La Quadrature du Net s’inquiète de la censure par le Studio national d’arts contemporains Le Fresnoy, à Tourcoing, de l’artiste Paolo Cirio, suite à une intervention du ministre de l’intérieur Gérald Darmanin, et de syndicats de policiers, qui demandait dans un tweet la déprogrammation de son exposition « Capture », au motif que celle-ci serait une « mise au pilori » des policiers. En France, l’expression est libre, et le fait que l’art questionne de manière tout à fait légale l’arrivée de la reconnaissance faciale dans la société européenne ne devrait en aucun cas devenir une raison de censurer une telle exposition.
Le 1er octobre, Paolo Cirio, artiste contemporain, lançait un site web, capture-police.com pour annoncer une une exposition au Fresnoy à partir du 15 octobre, portant sur l’importance du débat européen sur la reconnaissance faciale. « L’exposition Capture est constituée de visages d’officiers de police français.

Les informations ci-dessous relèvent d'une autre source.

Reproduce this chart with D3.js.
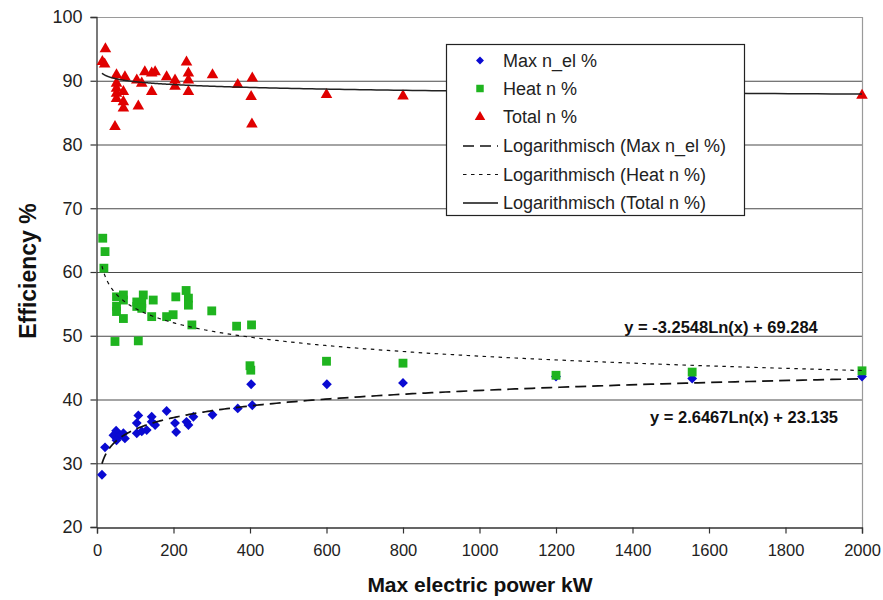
<!DOCTYPE html>
<html>
<head>
<meta charset="utf-8">
<script src="https://cdn.jsdelivr.net/npm/d3@7"></script>
<style>
  body { margin: 0; background: #fff; }
  text { font-family: "Liberation Sans", Arial, sans-serif; }
</style>
</head>
<body>
<div id="chart"></div>
<script>
// kW, efficiency %
var maxElX = [13, 21, 50, 43, 60, 69, 73, 51, 108, 104, 104, 117, 130, 143, 143, 152, 182, 204, 207, 234, 239, 252, 302, 368, 406, 403, 601, 800, 1200, 1556, 2000];
var maxElY = [28.2, 32.5, 35.1, 34.4, 34.4, 34.7, 33.9, 33.6, 37.5, 36.3, 34.7, 35.0, 35.2, 37.3, 36.5, 36.0, 38.2, 36.3, 34.9, 36.5, 36.0, 37.3, 37.6, 38.6, 39.1, 42.4, 42.4, 42.6, 43.6, 43.3, 43.6];

var heatX = [15, 21, 18, 47, 108, 51, 51, 51, 69, 69, 69, 104, 104, 121, 117, 117, 147, 143, 182, 199, 206, 233, 239, 239, 248, 300, 365, 404, 400, 402, 600, 800, 1200, 1556, 2000];
var heatY = [65.3, 63.2, 60.6, 49.1, 49.2, 56.1, 54.6, 53.8, 56.4, 55.6, 52.7, 55.3, 54.6, 56.4, 55.1, 54.3, 55.6, 53.0, 53.0, 53.3, 56.1, 57.1, 55.9, 54.8, 51.7, 53.9, 51.5, 51.7, 45.3, 44.6, 46.0, 45.7, 43.8, 44.3, 44.5];

var totalX = [14, 22, 20, 51, 73, 51, 51, 51, 51, 69, 69, 69, 47, 108, 104, 117, 125, 143, 152, 143, 182, 204, 204, 234, 239, 239, 239, 302, 368, 406, 403, 405, 600, 800, 2000];
var totalY = [93.0, 95.0, 92.6, 90.9, 90.6, 89.6, 88.8, 88.0, 87.2, 88.3, 86.7, 85.7, 82.8, 86.0, 90.1, 89.6, 91.4, 91.2, 91.4, 88.3, 90.6, 90.1, 89.1, 92.9, 91.2, 90.1, 88.3, 90.9, 89.4, 90.4, 87.5, 83.2, 87.8, 87.6, 87.7];

// log trendline coefficients y = a*ln(x) + b
var trendMaxEl = [2.6467, 23.135];
var trendHeat = [-3.2548, 69.284];
var trendTotal = [-0.65, 92.85];
var trendRange = [13, 2000];

var xTicks = [0, 200, 400, 600, 800, 1000, 1200, 1400, 1600, 1800, 2000];
var yTicks = [20, 30, 40, 50, 60, 70, 80, 90, 100];

var legendLabels = ["Max n_el %", "Heat n %", "Total n %",
  "Logarithmisch (Max n_el %)", "Logarithmisch (Heat n %)", "Logarithmisch (Total n %)"];

var blue = "#0a0ad2", green = "#1fb41f", red = "#e00000";

var W = 883, H = 600;
var svg = d3.select("#chart").append("svg").attr("width", W).attr("height", H);

var x = d3.scaleLinear().domain([0, 2000]).range([97, 862]);
var y = d3.scaleLinear().domain([20, 100]).range([527, 17]);

// gridlines
svg.append("g").selectAll("line").data(yTicks.filter(d => d > 20 && d < 100)).enter()
  .append("line")
  .attr("x1", x(0)).attr("x2", x(2000))
  .attr("y1", d => y(d) + 0.5).attr("y2", d => y(d) + 0.5)
  .attr("stroke", "#4a4a4a").attr("stroke-width", 1.2);

// frame top/right
svg.append("path")
  .attr("d", `M${x(0)},${y(100) + 0.5}H${x(2000) + 0.5}V${y(20)}`)
  .attr("fill", "none").attr("stroke", "#9a9a9a").attr("stroke-width", 1.2);

// axes
var gx = svg.append("g").attr("transform", `translate(0,${y(20) + 0.5})`)
  .call(d3.axisBottom(x).tickValues(xTicks).tickSize(6).tickPadding(9).tickFormat(d3.format("d")));
var gy = svg.append("g").attr("transform", `translate(${x(0) - 0.5},0)`)
  .call(d3.axisLeft(y).tickValues(yTicks).tickSize(6).tickPadding(8).tickFormat(d3.format("d")));
[gx, gy].forEach(g => {
  g.select(".domain").attr("stroke", "#333").attr("stroke-width", 1.3);
  g.selectAll(".tick line").attr("stroke", "#333").attr("stroke-width", 1.2);
  g.selectAll(".tick text").attr("fill", "#222")
    .style("font-family", "'Liberation Sans', Arial, sans-serif");
});
gy.selectAll(".tick text").style("font-size", "18px");
gx.selectAll(".tick text").style("font-size", "16.5px").attr("dy", "0.8em");

// axis titles
svg.append("text").attr("x", 480).attr("y", 592).attr("text-anchor", "middle")
  .style("font-size", "21px").style("font-weight", "bold").attr("fill", "#111")
  .text("Max electric power kW");
svg.append("text").attr("transform", "translate(36,271) rotate(-90)").attr("text-anchor", "middle")
  .style("font-size", "23px").style("font-weight", "bold").attr("fill", "#111")
  .text("Efficiency %");

// trendlines
function trendPoints(c) {
  var l0 = Math.log(trendRange[0]), l1 = Math.log(trendRange[1]);
  return d3.range(0, 1.0001, 0.004)
    .map(t => Math.exp(l0 + t * (l1 - l0)))
    .map(v => [v, c[0] * Math.log(v) + c[1]]);
}
var line = d3.line().x(d => x(d[0])).y(d => y(d[1]));

var plot = svg.append("g");

// markers
var diamond = d3.symbol().type(d3.symbolDiamond2).size(62);
var square = d3.symbol().type(d3.symbolSquare).size(78);
var triangle = d3.symbol().type(d3.symbolTriangle).size(58);

plot.selectAll(".tri").data(d3.zip(totalX, totalY)).enter().append("path")
  .attr("d", triangle).attr("fill", red)
  .attr("transform", d => `translate(${x(d[0])},${y(d[1])})`);
plot.selectAll(".dia").data(d3.zip(maxElX, maxElY)).enter().append("path")
  .attr("d", diamond).attr("fill", blue)
  .attr("transform", d => `translate(${x(d[0])},${y(d[1])})`);
plot.selectAll(".sq").data(d3.zip(heatX, heatY)).enter().append("path")
  .attr("d", square).attr("fill", green)
  .attr("transform", d => `translate(${x(d[0])},${y(d[1])})`);

plot.append("path").datum(trendPoints(trendMaxEl)).attr("d", line)
  .attr("fill", "none").attr("stroke", "#111").attr("stroke-width", 1.7).attr("stroke-dasharray", "11,6");
plot.append("path").datum(trendPoints(trendHeat)).attr("d", line)
  .attr("fill", "none").attr("stroke", "#111").attr("stroke-width", 1.2).attr("stroke-dasharray", "3.5,4.5");
plot.append("path").datum(trendPoints(trendTotal)).attr("d", line)
  .attr("fill", "none").attr("stroke", "#222").attr("stroke-width", 1.5);

// equations
svg.append("text").attr("x", 721).attr("y", 333).attr("text-anchor", "middle")
  .style("font-size", "16.5px").style("font-weight", "bold").attr("fill", "#111")
  .text("y = -3.2548Ln(x) + 69.284");
svg.append("text").attr("x", 744).attr("y", 423).attr("text-anchor", "middle")
  .style("font-size", "16.5px").style("font-weight", "bold").attr("fill", "#111")
  .text("y = 2.6467Ln(x) + 23.135");

// legend
var lg = svg.append("g");
lg.append("rect").attr("x", 446.5).attr("y", 44.5).attr("width", 298).attr("height", 171)
  .attr("fill", "#fff").attr("stroke", "#222").attr("stroke-width", 1.2);
var rowY = [60.5, 88.5, 117, 146, 174.5, 203];
var markerColors = [blue, green, red];
var markerTypes = [d3.symbolDiamond2, d3.symbolSquare, d3.symbolTriangle];
var markerSizes = [40, 56, 48];
var lineStyles = [["11,6", 1.7], ["3.5,4.5", 1.2], [null, 1.5]];
legendLabels.forEach((t, i) => {
  if (i < 3) {
    lg.append("path").attr("d", d3.symbol().type(markerTypes[i]).size(markerSizes[i]))
      .attr("fill", markerColors[i]).attr("transform", `translate(480,${rowY[i]})`);
  } else {
    var s = lineStyles[i - 3];
    lg.append("line").attr("x1", 463).attr("x2", 498).attr("y1", rowY[i]).attr("y2", rowY[i])
      .attr("stroke", "#111").attr("stroke-width", s[1]).attr("stroke-dasharray", s[0]);
  }
  lg.append("text").attr("x", 503).attr("y", rowY[i] + 6).style("font-size", "18px").attr("fill", "#222").text(t);
});
</script>
</body>
</html>
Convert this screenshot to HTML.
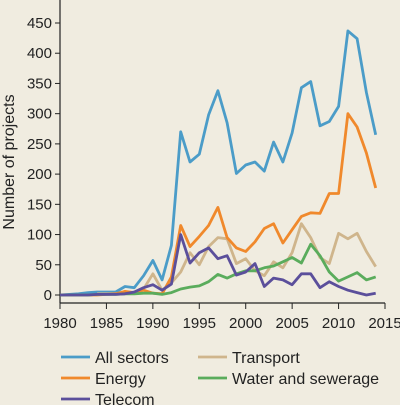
<!DOCTYPE html>
<html><head><meta charset="utf-8"><style>
body{margin:0;background:#f0ece0;}
svg{display:block;font-family:"Liberation Sans",sans-serif;}
</style></head><body>
<svg id="chart" width="400" height="405" viewBox="0 0 400 405">
<rect width="400" height="405" fill="#f0ece0"/>
<g id="axes"></g><g id="lines"></g><g id="legend"></g>
</svg>
<script>
const years=[];for(let y=1980;y<=2014;y++)years.push(y);
const allSectors=[0,1,2,4,5,5,5,14,12,32,57,25,82,270,220,233,298,338,285,201,215,220,205,253,220,268,343,353,280,287,312,437,424,335,265];
const energy=[0,0,0,0,0,1,2,6,4,8,3,2,30,115,80,97,115,145,95,78,72,88,110,118,86,108,130,136,135,168,168,300,278,235,177];
const transport=[null,null,null,null,2,2,2,5,4,10,35,8,20,38,70,50,80,95,93,52,60,40,32,55,45,70,118,95,62,52,102,93,102,72,47];
const water=[0,0,0,0,1,1,1,2,2,3,3,1,4,10,13,15,22,34,28,35,40,40,45,48,55,62,53,84,65,38,23,30,37,25,30];
const telecom=[0,0,0,0,1,1,1,2,5,12,17,8,18,100,53,70,78,60,65,33,38,52,14,28,25,17,35,35,12,22,14,8,4,0,3];
const yTicks=[0,50,100,150,200,250,300,350,400,450];
const xTicks=[1980,1985,1990,1995,2000,2005,2010,2015];
const series=[
 {name:"All sectors",vals:allSectors,color:"#4b9cc8",lx:61,ly:357},
 {name:"Transport",vals:transport,color:"#cfb58c",lx:198,ly:357},
 {name:"Energy",vals:energy,color:"#f0892c",lx:61,ly:378},
 {name:"Water and sewerage",vals:water,color:"#5aac5c",lx:198,ly:378},
 {name:"Telecom",vals:telecom,color:"#5b4f9b",lx:61,ly:399}];
const X=y=>60+(y-1980)*(325/35);
const Y=v=>295-v*(272/450);
const NS="http://www.w3.org/2000/svg";
function mk(t,a,p){const e=document.createElementNS(NS,t);for(const k in a)e.setAttribute(k,a[k]);p.appendChild(e);return e;}
const ax=document.getElementById('axes');
let l=mk('line',{x1:60,y1:0,x2:60,y2:303,stroke:'#222','stroke-width':1.2},ax);


l=mk('line',{x1:60,y1:303,x2:385,y2:303,stroke:'#222','stroke-width':1.2},ax);


yTicks.forEach(v=>{
 const t=mk('line',{x1:55,x2:60,y1:Y(v),y2:Y(v),stroke:'#222','stroke-width':1},ax);
 
 
 const tx=mk('text',{x:52,y:Y(v)+5,'text-anchor':'end','font-size':15,fill:'#222'},ax);tx.textContent=v;
 
 
});
xTicks.forEach(v=>{
 const t=mk('line',{x1:X(v),x2:X(v),y1:303,y2:309,stroke:'#222','stroke-width':1},ax);
 
 
 const tx=mk('text',{x:X(v),y:328,'text-anchor':'middle','font-size':15,fill:'#222'},ax);tx.textContent=v;
 
 
});
const yt=mk('text',{x:0,y:0,transform:'translate(14,162) rotate(-90)','text-anchor':'middle','font-size':16,fill:'#222'},ax);
yt.textContent='Number of projects';


const lg=document.getElementById('lines'),leg=document.getElementById('legend');
series.forEach(s=>{
 let d='',pen=false;
 s.vals.forEach((v,i)=>{if(v==null){pen=false;return;}d+=(pen?'L':'M')+X(years[i]).toFixed(1)+','+Y(v).toFixed(1);pen=true;});
 const p=mk('path',{d:d,fill:'none',stroke:s.color,'stroke-width':2.8,'stroke-linejoin':'round'},lg);
 
 
 const ll=mk('line',{x1:s.lx,x2:s.lx+29,y1:s.ly,y2:s.ly,stroke:s.color,'stroke-width':2.8},leg);
 
 
 const lt=mk('text',{x:s.lx+34,y:s.ly+6,'font-size':16,fill:'#222'},leg);lt.textContent=s.name;
 
 
});
</script>
</body></html>
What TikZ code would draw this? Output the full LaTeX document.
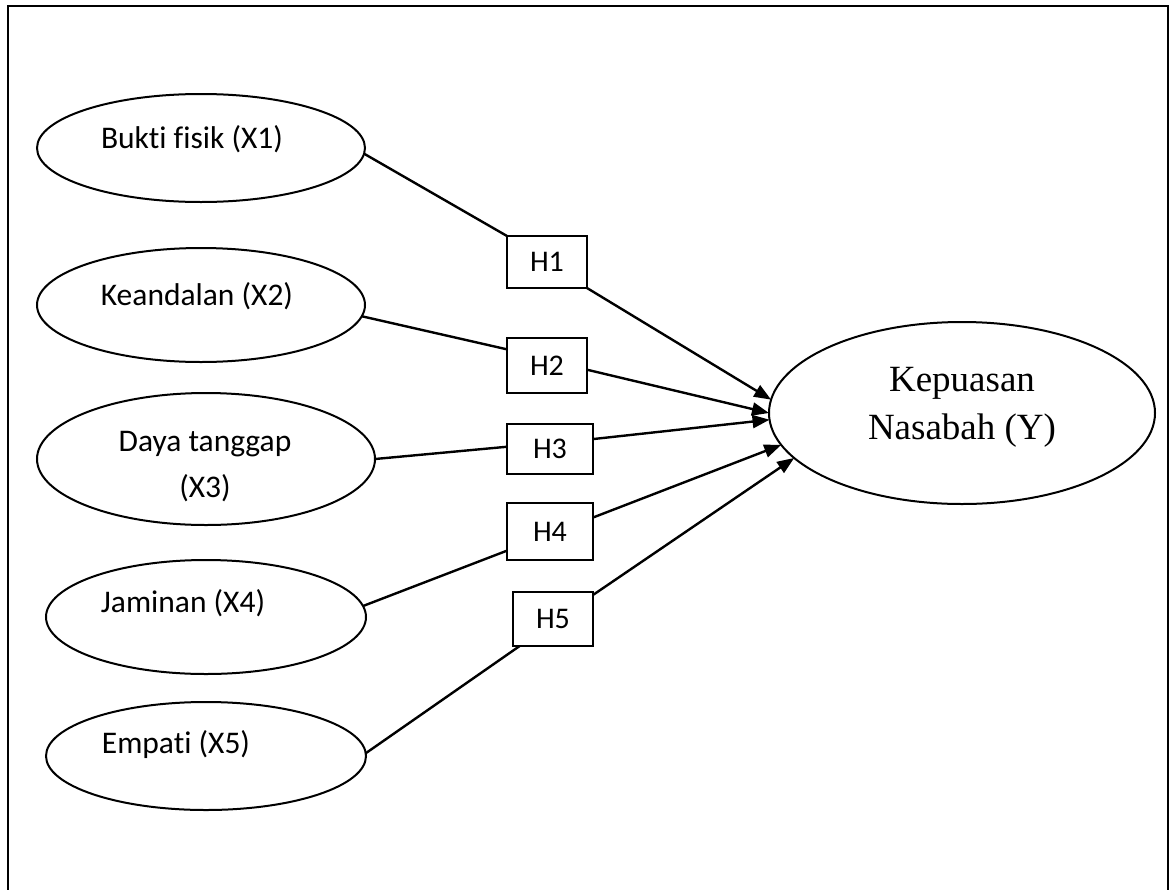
\documentclass[tikz,border=0pt]{standalone}
\usepackage{fontspec}
\setmainfont{Carlito}[Ligatures=NoCommon]
\newfontfamily\serifY{Liberation Serif}
\usetikzlibrary{shapes.geometric,arrows.meta}
\tikzset{
  var/.style={ellipse, draw, line width=2pt, inner sep=0pt, outer sep=0pt},
  lab/.style={inner sep=0pt, outer sep=0pt, font=\fontsize{31.5}{46}\selectfont, align=center},
  hyp/.style={rectangle, draw, line width=1.8pt, inner sep=0pt, outer sep=0pt, font=\fontsize{30}{36}\selectfont},
  conn/.style={line width=2.4pt},
  arr/.style={line width=2.4pt, -{Triangle[length=17pt,width=13pt]}}
}
\begin{document}
\begin{tikzpicture}[x=1pt,y=-1pt]
\useasboundingbox (0,0) rectangle (1175,889);
\draw[line width=2.2pt] (8,892) -- (8,6) -- (1168,6) -- (1168,892);

% left ellipses
\node[var, minimum width=328pt, minimum height=108pt,
  label={[lab, xshift=-9pt, yshift=8.7pt]center:Bukti fisik (X1)}] (e1) at (201,148) {};
\node[var, minimum width=328pt, minimum height=114pt,
  label={[lab, xshift=-4pt, yshift=8.7pt]center:Keandalan (X2)}] (e2) at (201,305) {};
\node[var, minimum width=338pt, minimum height=132pt,
  label={[lab, xshift=-1pt, yshift=-8pt]center:Daya tanggap\\(X3)}] (e3) at (206,459) {};
\node[var, minimum width=320pt, minimum height=114pt,
  label={[lab, xshift=-23pt, yshift=13.7pt]center:Jaminan (X4)}] (e4) at (206,617) {};
\node[var, minimum width=320pt, minimum height=108pt,
  label={[lab, xshift=-30pt, yshift=11.7pt]center:Empati (X5)}] (e5) at (206,756) {};

% dependent variable
\node[var, minimum width=386pt, minimum height=182pt,
  label={[inner sep=0pt, outer sep=0pt, align=center, yshift=6pt,
          font=\serifY\fontsize{37}{48}\selectfont]center:Kepuasan\\Nasabah (Y)}] (y) at (962,413) {};

% hypothesis boxes
\node[hyp, minimum width=80pt, minimum height=52pt] (h1) at (547,262) {H1};
\node[hyp, minimum width=80pt, minimum height=55pt] (h2) at (547,365.5) {H2};
\node[hyp, minimum width=86pt, minimum height=50pt] (h3) at (550,449) {H3};
\node[hyp, minimum width=86pt, minimum height=57pt] (h4) at (550,531.5) {H4};
\node[hyp, minimum width=80pt, minimum height=54pt] (h5) at (553,619) {H5};

% connectors
\draw[conn] (e1.-2) -- (h1.north west);
\draw[conn] (e2.-4) -- (h2.158.8);
\draw[conn] (e3.0) -- (h3.177.3);
\draw[conn] (e4.4.7) -- (h4.204.4);
\draw[conn] (e5.1.4) -- (h5.219.3);

\draw[arr] (h1.south east) -- (y.176.1);
\draw[arr] (h2.-6.4) -- (y.180);
\draw[arr] (h3.13.1) -- (y.182.7);
\draw[arr] (h4.18.6) -- (y.190.4);
\draw[arr] (h5.31) -- (y.195.1);
\end{tikzpicture}
\end{document}
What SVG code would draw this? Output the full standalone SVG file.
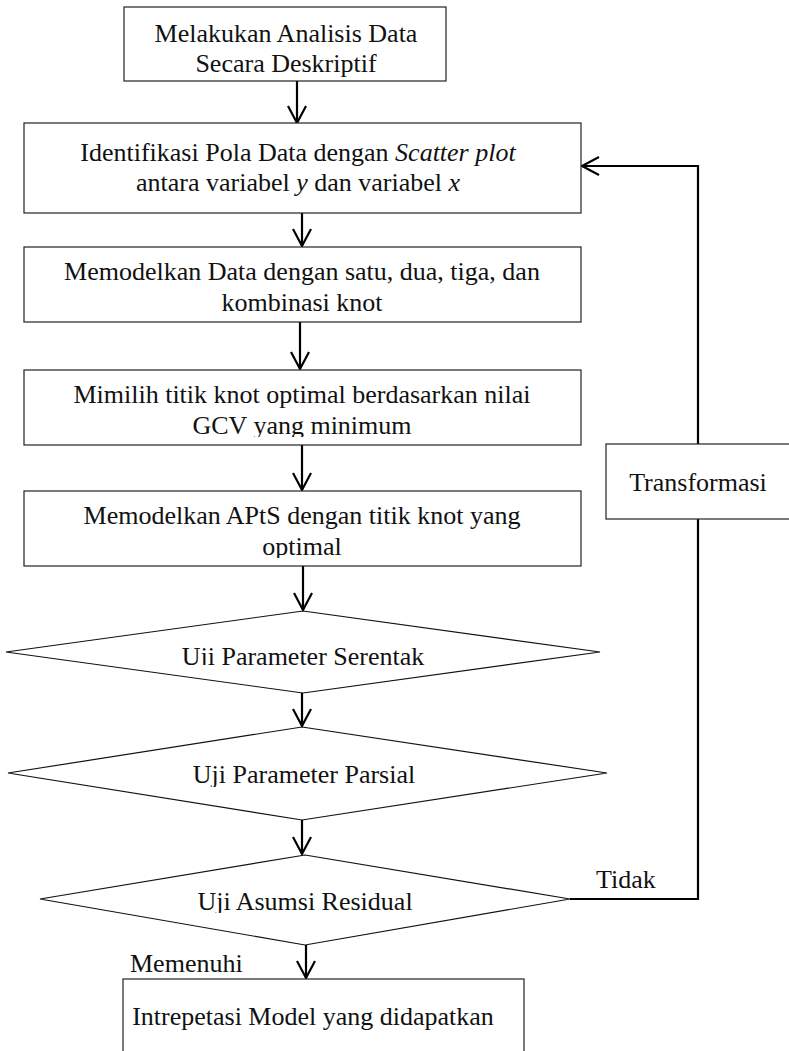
<svg xmlns="http://www.w3.org/2000/svg" width="789" height="1051" viewBox="0 0 789 1051">
<style>
.box{fill:#fff;stroke:#222;stroke-width:1.2}
.dia{fill:#fff;stroke:#111;stroke-width:1.2}
.t{font-family:"Liberation Serif","Times New Roman",serif;font-size:26px;fill:#111;text-anchor:middle}
.l{font-family:"Liberation Serif","Times New Roman",serif;font-size:26px;fill:#111}
.c{fill:none;stroke:#000;stroke-width:2.2}
.i{font-style:italic}
</style>
<defs>
<marker id="ah" viewBox="-20 -12 24 24" markerWidth="24" markerHeight="24" refX="0" refY="0" orient="auto" markerUnits="userSpaceOnUse">
<path d="M-17,-9 L0,0 L-17,9" fill="none" stroke="#000" stroke-width="2.2"/>
</marker>
<clipPath id="c1"><rect x="124" y="7" width="322" height="70"/></clipPath>
<clipPath id="c4"><rect x="24" y="370" width="557" height="67"/></clipPath>
<clipPath id="c5"><rect x="24" y="491" width="557" height="67"/></clipPath>
<clipPath id="cd1"><rect x="0" y="611" width="620" height="54"/></clipPath>
<clipPath id="cd2"><rect x="0" y="727" width="620" height="60"/></clipPath>
<clipPath id="cd3"><rect x="0" y="855" width="620" height="58"/></clipPath>
</defs>
<g id="connectors">
<line class="c" x1="297" y1="81" x2="297" y2="123" marker-end="url(#ah)"/>
<line class="c" x1="302" y1="213" x2="302" y2="246" marker-end="url(#ah)"/>
<line class="c" x1="300" y1="322" x2="300" y2="369" marker-end="url(#ah)"/>
<line class="c" x1="302" y1="445" x2="302" y2="490" marker-end="url(#ah)"/>
<line class="c" x1="303" y1="566" x2="303" y2="610" marker-end="url(#ah)"/>
<line class="c" x1="302" y1="693" x2="302" y2="726" marker-end="url(#ah)"/>
<line class="c" x1="302" y1="820" x2="302" y2="854" marker-end="url(#ah)"/>
<line class="c" x1="306" y1="945" x2="306" y2="978" marker-end="url(#ah)"/>
<polyline class="c" points="570,899 698,899 698,166 582,166" marker-end="url(#ah)"/>
</g>
<g id="n1">
<rect class="box" x="124" y="7" width="322" height="74"/>
<g clip-path="url(#c1)">
<text class="t" x="286" y="42">Melakukan Analisis Data</text>
<text class="t" x="286" y="72">Secara Deskriptif</text>
</g>
</g>
<g id="n2">
<rect class="box" x="24" y="123" width="557" height="90"/>
<text class="t" x="298" y="161">Identifikasi Pola Data dengan <tspan class="i">Scatter plot</tspan></text>
<text class="t" x="298" y="191">antara variabel <tspan class="i">y</tspan> dan variabel <tspan class="i">x</tspan></text>
</g>
<g id="n3">
<rect class="box" x="24" y="247" width="557" height="75"/>
<text class="t" x="302" y="280">Memodelkan Data dengan satu, dua, tiga, dan</text>
<text class="t" x="302" y="311">kombinasi knot</text>
</g>
<g id="n4">
<rect class="box" x="24" y="370" width="557" height="75"/>
<g clip-path="url(#c4)">
<text class="t" x="302" y="403">Mimilih titik knot optimal berdasarkan nilai</text>
<text class="t" x="302" y="434">GCV yang minimum</text>
</g>
</g>
<g id="n5">
<rect class="box" x="24" y="491" width="557" height="75"/>
<g clip-path="url(#c5)">
<text class="t" x="302" y="524">Memodelkan APtS dengan titik knot yang</text>
<text class="t" x="302" y="555">optimal</text>
</g>
</g>
<g id="d1">
<polygon class="dia" points="303,611 600,652 303,693 6,652"/>
<g clip-path="url(#cd1)"><text class="t" x="303" y="665">Uji Parameter Serentak</text></g>
</g>
<g id="d2">
<polygon class="dia" points="302,727 607,773 302,820 8,773"/>
<g clip-path="url(#cd2)"><text class="t" x="304" y="783">Uji Parameter Parsial</text></g>
</g>
<g id="d3">
<polygon class="dia" points="305,855 570,899 305,945 40,899"/>
<g clip-path="url(#cd3)"><text class="t" x="305" y="910">Uji Asumsi Residual</text></g>
</g>
<g id="transformasi">
<rect class="box" x="606" y="444" width="200" height="75"/>
<text class="t" x="698" y="491">Transformasi</text>
</g>
<g id="n6">
<rect class="box" x="123" y="979" width="401" height="90"/>
<text class="t" x="313" y="1025">Intrepetasi Model yang didapatkan</text>
</g>
<g id="labels">
<text class="l" x="596" y="888">Tidak</text>
<text class="l" x="130" y="972">Memenuhi</text>
</g>
</svg>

L’artiste a collecté 1000 images publiques de policiers prises durant des manifestations en France. Capture commente l’usage et le mésusage potentiel de technologies d’intelligence artificielle et de reconnaissance faciale en questionnant les jeux d’asymétrie du pouvoir. Le manque de règles de respect de la vie privée de ce type de technologie finit par se retourner contre les mêmes autorités qui invitaient à son utilisation » L’exposition ainsi que le site web sont donc tout à fait licites de notre point de vue, la zone de saisie d’un nom sous chacun image de policier étant en réalité inactive, et ne collectant donc aucune données. L’exposition pose pourtant de manière originale et forte la question de l’arrivée de technologies de reconnaissance faciale dans la société.
Le même jour, le ministre de l’intérieur s’offusquait publiquement et menaçait l’artiste de poursuites. Le lendemain, le syndicat de police Synergie publiait une lettre du studio d’arts contemporain Le Fresnoy annonçant l’annulation de l’exposition, annulation dont l’artiste n’était à cette heure pas encore prévenu ! La pression à la fois du ministre de l’intérieur et d’un syndicat de police sur une exposition d’art contemporain démontre l’asymétrie des pouvoirs que l’exposition comptait précisément mettre en lumière : le gouvernement ne défend la vie privée que de la police, tandis que cette même police a déjà enregistré la photo de 8 millions de personnes dans le fichier de traitement des antécédents judiciaires (voir notre analyse) et se permet d’analyser illégalement ces images par reconnaissance faciale (nous avons contesté ce pouvoir en justice).
« Nous demandons depuis longtemps l’interdiction des technologies de reconnaissance faciale dans l’espace public tant au niveau du droit français que du droit européen. Gérald Darmanin montre à nouveau ses ambitions autoritaires et son mépris des principes démocratiques, faisant pression sur un artiste, qui ne souhaitait qu’apporter dans l’espace public un débat légitime : faut-il autoriser des technologies liberticides dans l’espace public ? » réagit Benjamin Sonntag, membre de la Quadrature du Net.